## [PROBLEM TO SOLVE]
Go over the entries below line by line, copying each one that contains the word "with".

## [Collected data]
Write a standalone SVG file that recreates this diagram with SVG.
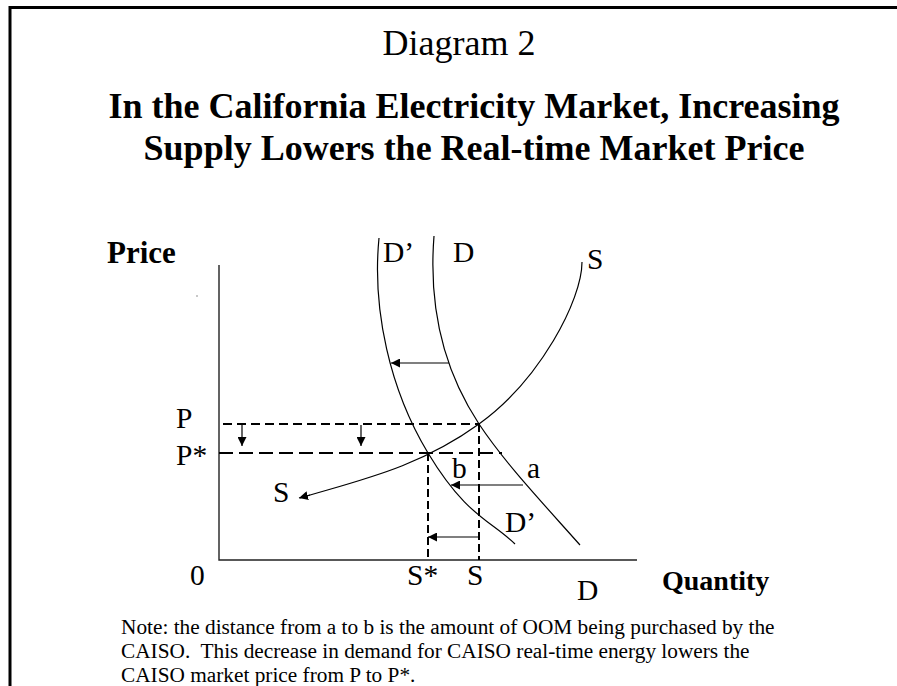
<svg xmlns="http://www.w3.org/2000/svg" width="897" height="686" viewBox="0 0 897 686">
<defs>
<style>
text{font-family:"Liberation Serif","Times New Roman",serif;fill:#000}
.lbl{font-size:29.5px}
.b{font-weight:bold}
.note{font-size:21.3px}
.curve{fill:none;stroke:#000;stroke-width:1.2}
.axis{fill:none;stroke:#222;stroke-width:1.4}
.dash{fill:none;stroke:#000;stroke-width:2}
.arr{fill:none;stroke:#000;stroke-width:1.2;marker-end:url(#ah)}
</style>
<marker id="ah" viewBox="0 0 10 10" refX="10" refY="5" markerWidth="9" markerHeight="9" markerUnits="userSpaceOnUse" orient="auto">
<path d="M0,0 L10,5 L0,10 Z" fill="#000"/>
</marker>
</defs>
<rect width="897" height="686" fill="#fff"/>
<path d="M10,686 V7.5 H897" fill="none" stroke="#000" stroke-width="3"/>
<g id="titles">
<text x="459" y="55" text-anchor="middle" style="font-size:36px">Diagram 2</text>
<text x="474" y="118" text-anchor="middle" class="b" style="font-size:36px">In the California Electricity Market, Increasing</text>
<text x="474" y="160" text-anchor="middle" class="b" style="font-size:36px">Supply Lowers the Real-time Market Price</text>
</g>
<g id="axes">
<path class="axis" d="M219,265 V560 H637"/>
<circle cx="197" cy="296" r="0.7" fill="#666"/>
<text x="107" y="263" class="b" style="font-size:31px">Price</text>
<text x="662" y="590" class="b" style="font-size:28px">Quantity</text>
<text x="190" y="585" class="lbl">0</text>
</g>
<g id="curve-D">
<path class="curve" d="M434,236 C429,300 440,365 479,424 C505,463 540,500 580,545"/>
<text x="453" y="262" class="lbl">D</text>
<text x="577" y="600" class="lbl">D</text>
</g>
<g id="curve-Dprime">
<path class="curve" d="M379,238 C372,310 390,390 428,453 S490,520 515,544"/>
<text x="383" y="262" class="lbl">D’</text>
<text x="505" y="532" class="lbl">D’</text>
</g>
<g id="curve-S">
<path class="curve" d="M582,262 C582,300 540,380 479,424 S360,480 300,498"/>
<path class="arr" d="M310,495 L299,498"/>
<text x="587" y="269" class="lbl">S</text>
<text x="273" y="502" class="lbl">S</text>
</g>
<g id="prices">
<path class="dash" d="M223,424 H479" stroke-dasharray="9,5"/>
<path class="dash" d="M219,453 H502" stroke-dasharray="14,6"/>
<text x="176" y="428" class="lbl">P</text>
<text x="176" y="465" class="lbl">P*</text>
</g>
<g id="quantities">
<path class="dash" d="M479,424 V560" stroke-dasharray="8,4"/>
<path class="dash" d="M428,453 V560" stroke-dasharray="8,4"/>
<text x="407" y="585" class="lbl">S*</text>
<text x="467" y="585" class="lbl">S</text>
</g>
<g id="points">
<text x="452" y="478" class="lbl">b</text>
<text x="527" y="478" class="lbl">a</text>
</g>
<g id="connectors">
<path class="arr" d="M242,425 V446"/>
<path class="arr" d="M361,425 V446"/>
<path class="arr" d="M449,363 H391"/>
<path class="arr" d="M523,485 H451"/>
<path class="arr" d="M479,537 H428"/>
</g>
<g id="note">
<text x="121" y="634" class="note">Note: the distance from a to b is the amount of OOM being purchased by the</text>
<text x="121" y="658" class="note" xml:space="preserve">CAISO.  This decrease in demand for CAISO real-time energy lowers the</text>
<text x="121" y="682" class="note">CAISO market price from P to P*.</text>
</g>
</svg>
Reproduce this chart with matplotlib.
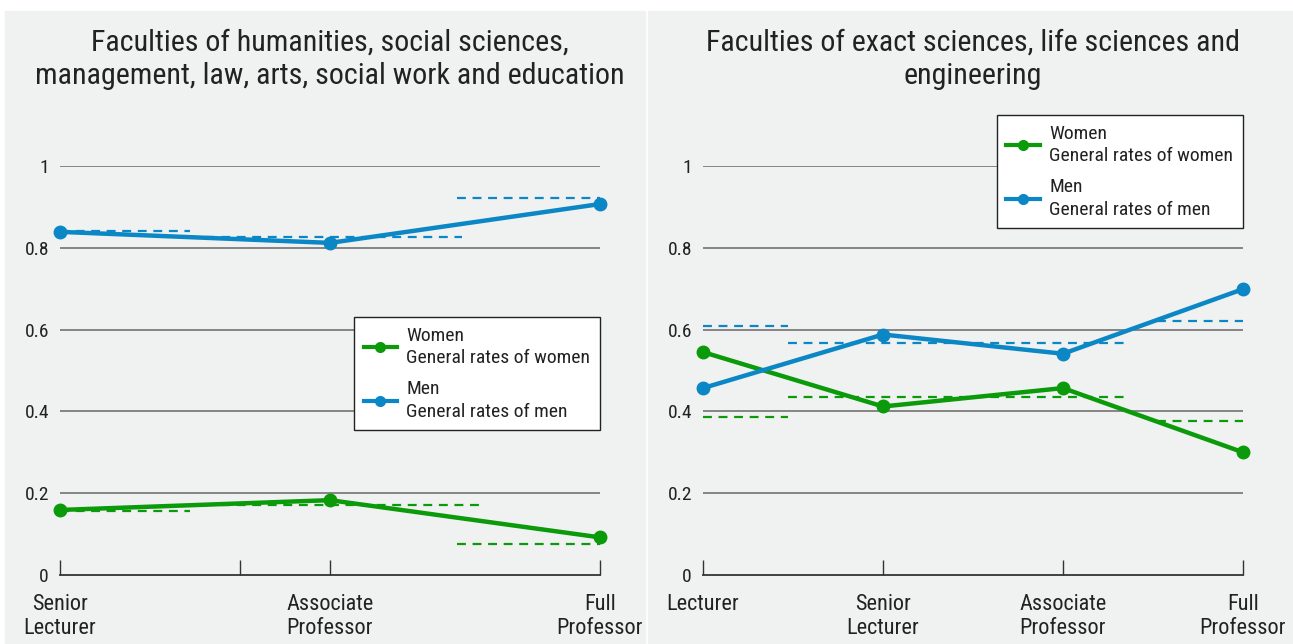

## [RESPONSE FOR THIS EXERCISE]
Write a standalone SVG file that recreates this diagram with SVG.
Reproduce this chart with matplotlib.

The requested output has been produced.